Sea Perch In Your School

""Teacher reviews wiring with student

MIT doesn't bring the Sea Perch ROV to your school - you do.

Students, teachers, parents and sponsors who have learned about the Sea Perch ROV, can advocate to have Sea Perch become part of their science (or more specifically, robotics) curriculum.

"We like working within the 'Train the Trainer' approach; it allows us to expose Sea Perch to a wide range of teachers, who then bring the program to students from every geographic area, social base, and knowledge level. This plan also gives us the most in-depth feedback for the program, what works in some areas doesn't work as well in others. It has allowed us to make the program completely dynamic. Some teachers use building a Sea Perch to teach physics and electrical circuits, while others use built Sea Perches for biological surveying, ecology, and weather."

- Sarah Hammond, former marine educator, MIT Sea Grant College Program.

Share with us your own ideas

...for Sea Perch uses, designs, and improvements

Training Teachers to Teach STEM with Sea Perch ROV

Bringing Sea Perch to a school requires that at least one teacher be trained by MIT Sea Grant educational staff or another qualified trainer. We can work with you to set up trainings for individual schools, for school districts, or other groups defined by shared interest or geography. You may also be able to take advantage of trainings that are conducted by other organizations, like SeaPerch.org or The Portsmith Naval Shipyard in New Hampsire. Since we started Sea Perch programming, it has spread across the country!

Contact us to set up a training by emailing SeaGrant-Ed@mit.edu.

Bringing Sea Perch to Your School

Before you pitch the program to your administration, let us know your plans. We may be able to help you make the case that this is a tool that can revolutionize STEM teaching in your school.
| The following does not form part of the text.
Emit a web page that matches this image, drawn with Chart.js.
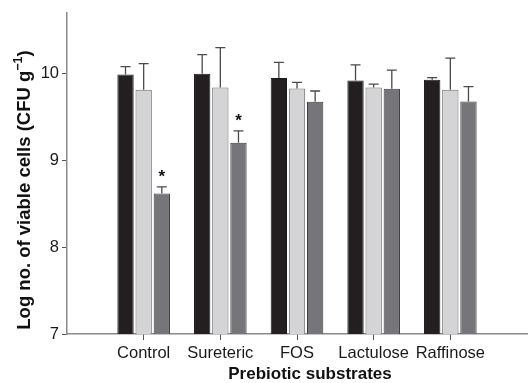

Review the materials summary below, as well as the curriculum, and also the schools and organizations participating in Sea Perch.

A Sea Perch Build Site Needs:
  • tools
  • work space
  • electricity
  • a pool or body of water
  • stations for wax and drilling

Teacher Traning Workbench Space / Electrical Requirements : To do a training, we'll need enough space for the teachers to work. Normally, two teachers can work together at a 6ft table space (or the equivalent). We will also need an electrical outlet at or near each table.

In addition to the workbench space, we also need space to set up a drilling station and a waxing station, with a power source near each. (That takes up about two 8ft tables.) The wax station table needs to be covered with either paper or plastic for protection/ease of cleanup from the wax. We also need water access either in the room or nearby. This is needed for the water bath for the wax station, as well as the soldering iron sponges and clean up. Lots of paper towels are always great, and we'll need to have a few garbage cans around.

Tools Per Site (summary)

Two teachers can share a set of tools

Ruler
Marker
PVC pipe cutter
Phillips screw driver
Flat head screw driver
Drill
Drill bits : 1/4" , 3/32"
Pliers
Vise
Electric hot pot
Soldering iron
Wire cutter
Wire stripper
Scissors
Multimeter
Safety glasses

For a complete parts list, visit Building a Sea Perch ROV

Testing the Vehicles : It's ideal to test in a big body of water, but we freuquently use something smaller and simpler for the basic function test during a training. A 50-gallon trash can (full of water) will work for this.

Once we have tested in the lab/classroom, we like to take the teachers to a large body of water for running their vehicles. A pool, pond, dock, etc. is great. Please let us know what our options are for each site.

The Future of Sea Perch

MIT Sea Grant's latest project is the Sea Perch Institute, a school-year-long underwater robotics program that inspires teams of local students to collaborate and build on the basic Sea Perch ROV to tackle complex underwater challenges.